By the time I got to college, I'd been driving the two-door maroon Mustang he bought me when I was 16 for a few years and he was forever coming to my rescue for flat tires, dead batteries, and fender-benders. When I was 22, I hit a curb and blew out a tire at the ungodly hour of 2 a.m.. After he dragged himself from slumber and drove the half hour to where I was stranded, my father found me waiting alone in the driver's seat, doors locked, on the side of a dark, lonely road.

The need for my father to "pick me up" continued on far longer than he bargained for, as I stayed single long after most of the people I went to school with, leaving him with no son-in-law to pass his duties along to. He moved me what must've felt like a million times. He put furniture together, fixed my leaky toilet, helped me shop for cars, gave me rides to the airport, slipped me money, mowed my lawn, didn't say what he was thinking when I brought loser boyfriends home time after time.
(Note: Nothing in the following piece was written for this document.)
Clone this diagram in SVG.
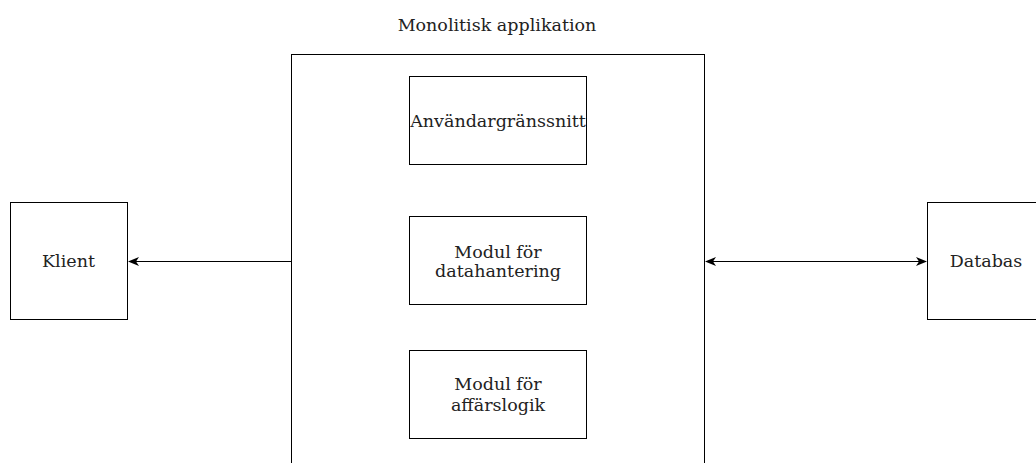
<svg xmlns="http://www.w3.org/2000/svg" width="1036" height="463" viewBox="0 0 1036 463">
  <style>
    .box { fill: #ffffff; stroke: #000000; stroke-width: 1; }
    .lbl { font-family: "DejaVu Serif", "Liberation Serif", serif; font-size: 17.5px; fill: #222222; text-anchor: middle; }
    .edge { fill: none; stroke: #000000; stroke-width: 1; }
  </style>
  <defs>
    <marker id="arrow" viewBox="0 0 11 9" refX="10" refY="4.5" markerWidth="11" markerHeight="9" markerUnits="userSpaceOnUse" orient="auto-start-reverse">
      <path d="M0,0 L11,4.5 L0,9 L3,4.5 Z" fill="#000000"/>
    </marker>
  </defs>
  <rect width="1036" height="463" fill="#ffffff"/>

  <!-- application container -->
  <g id="app">
    <text class="lbl" x="497" y="31">Monolitisk applikation</text>
    <rect class="box" x="291.5" y="54.5" width="413" height="420"/>
  </g>

  <g id="ui">
    <rect class="box" x="409.5" y="76.5" width="177" height="88"/>
    <text class="lbl" x="498" y="127">Användargränssnitt</text>
  </g>

  <g id="data">
    <rect class="box" x="409.5" y="216.5" width="177" height="88"/>
    <text class="lbl" x="498" y="257.5">Modul för</text>
    <text class="lbl" x="498" y="277">datahantering</text>
  </g>

  <g id="logic">
    <rect class="box" x="409.5" y="350.5" width="177" height="88"/>
    <text class="lbl" x="498" y="390">Modul för</text>
    <text class="lbl" x="498" y="410.5">affärslogik</text>
  </g>

  <g id="client">
    <rect class="box" x="10.5" y="202.5" width="117" height="117"/>
    <text class="lbl" x="68.5" y="267">Klient</text>
  </g>

  <g id="db">
    <rect class="box" x="927.5" y="202.5" width="117" height="117"/>
    <text class="lbl" x="986" y="267">Databas</text>
  </g>

  <!-- connectors -->
  <g id="edges">
    <line class="edge" x1="291" y1="261.5" x2="129" y2="261.5" marker-end="url(#arrow)"/>
    <line class="edge" x1="706" y1="261.5" x2="926" y2="261.5" marker-start="url(#arrow)" marker-end="url(#arrow)"/>
  </g>
</svg>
He took my dogs on walks, took my garbage out, brought me soup when I was sick and taught me how to change a tire but never asked that I actually do it.

And even as he gets older and should be retiring from so much responsibility, he continues to show up. For me, for my sisters, for my mother, for his grandchildren and his sons-in-law.

What makes a father? Showing up is half the battle. Always showing up is the whole damn thing.

Happy Father's Day, Daddio.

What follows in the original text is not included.